Lehankas Skulptur „Bauernsäule Remix 19, 2019“ setzt genau an dieser Ambivalenz an und widerspricht ihr zugleich. Auf seiner Säule türmen sich Milchkannen, Eimer, Werkzeuge, ein Tierkäfig, ein Mostfass und mehrere Adventskranzes. Oben sitzt eine Figur in Jeans und Turnschuhen, lässig rauchend.

Wo Dürer die bäuerliche Welt in ein streng konstruiertes Ordnungssystem einpasste, arbeitet Lehanka mit Brüchen, Verschiebungen und gezielter Instabilität. Die gesamte Skulptur wirkt bewusst aus der Balance geraten, eine fragile Erinnerungssäule im Wortsinn.

An der Basis der Arbeit sind vier Leuchter aus Hufeisen montiert, in deren Innerem CDs stecken: „Boney M. I“ und „Boney M. II“. Diese Referenz an Popkultur unterläuft den traditionellen Denkmalsgestus auf augenzwinkernde Weise. Neben der Skulptur hängt Dürers Kupferstich.

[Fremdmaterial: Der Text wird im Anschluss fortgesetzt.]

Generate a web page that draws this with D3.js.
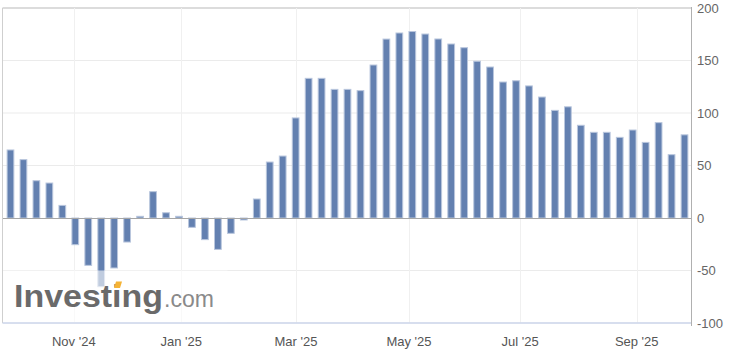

Die direkte Gegenüberstellung öffnet den Blick für strukturelle Unterschiede: Hier die idealtypische Konstruktion eines nie realisierten Monuments, dort eine plastische Reaktion aus Alltagsobjekten, Folklore, Zitat und Zufall.

KUB Direktor Thomas D. Trummer: “Bemerkenswert ist der kurze Text auf dem umgedrehten Fass: Er stammt nicht von einer Person, sondern wurde 1989 von einem selbst geschriebenen Programm generiert. Lehanka hat mit einem frühen Computer experimentiert, der einfache Geschichten automatisch erzeugt. Die Akteure handeln, bewegen sich bis sie sterben. Erst der Tod stoppt die Maschine. Diese Idee ist heute, in einer Zeit von KI-generierten Bildern und Texten, erstaunlich aktuell. Und so begegnen sich hier zwei schicksalhafte Daten – 1525 und 1989 –, zwei Bruchlinien der Geschichte, die zeigen, wie fein die Übergänge zwischen Ordnung und Umbruch, zwischen Kreativität und Kontrolle, zwischen Vergangenheit und Gegenwart verlaufen”.

Der Blick vom Kunstobjekt in die Region wird bewusst mitgedacht. Quellen belegen, dass sich auch in Vorarlberg um 1525 Widerstand regte. Beschwerden über Abgaben, Forderungen nach freier Pfarrerwahl und Berichte über Solidaritätsbekundungen mit den aufständischen Bauern im Allgäu sind überliefert. Die Gewalt erreichte hier zwar nicht die Ausmaße wie in Oberschwaben, doch die Konfliktlinien zwischen kirchlicher und weltlicher Herrschaft sowie bäuerlicher Bevölkerung verliefen vergleichbar.

Der Direktor des vorarlberg museum, Michael Kasper, verweist auf den Bauernkrieg als Teil der regionalen Geschichte, nicht allein als Erzählung von Unterdrückung, sondern auch als Ausdruck des Strebens nach Gerechtigkeit und Teilhabe. Und dennoch: “Bemerkenswert ist dabei, dass Vorarlberg, mitten in dieser weiten Konfliktlandschaft gelegen, von den blutigen Eskalationen, die in vielen anderen Regionen zu zehntausenden Toten führten, weitgehend verschont blieb. Die Gewalt brach hier nicht in jener Härte aus, die andernorts ganze Landstriche verwüstete, auch wenn wir selbstverständlich nicht völlig losgelöst waren von den Entwicklungen der Nachbarschaft; Beschwerden, Unruhen und soziale Spannungen gab es auch hier”.